For that reason, here is my thesis on the company.
Thesis
- Volkswagen is one of the largest automotive manufacturers on earth. It's conservatively leveraged, has great credit, a great, recently-bumped dividend, and has an upward potential of 60-70% that is in no way unrealistic. Even if the company only was to perform as expected today, that's still "good enough" to where you're likely to see market outperformance from the company.
- To me, this is what constitutes a "BUY", and a good prospect in an international stock for even the more conservative of investors.
- Because of that, I view the company as a "BUY" here, and I'm very heavily exposed to Volkswagen.

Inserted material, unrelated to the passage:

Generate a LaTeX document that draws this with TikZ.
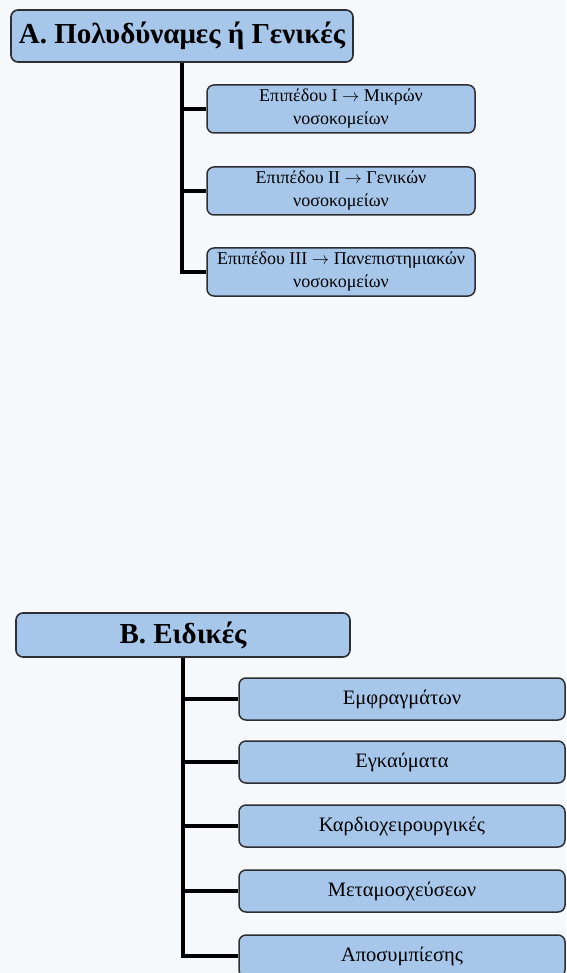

- My PT for the company is no less than €210/share.
Remember, I'm all about:
- Buying undervalued - even if that undervaluation is slight and not mind-numbingly massive - companies at a discount, allowing them to normalize over time and harvesting capital gains and dividends in the meantime.
- If the company goes well beyond normalization and goes into overvaluation, I harvest gains and rotate my position into other undervalued stocks, repeating #1.
- If the company doesn't go into overvaluation but hovers within a fair value, or goes back down to undervaluation, I buy more as time allows.
- I reinvest proceeds from dividends, savings from work, or other cash inflows as specified in #1.
Here are my criteria and how the company fulfills them (italicized).
- This company is overall qualitative.
- This company is fundamentally safe/conservative & well-run.
- This company pays a well-covered dividend.
- This company is currently cheap.
- This company has a realistic upside that is high enough, based on earnings growth or multiple expansion/reversion.
The company does in fact fulfill every single one of my investment criteria. Thank you for reading.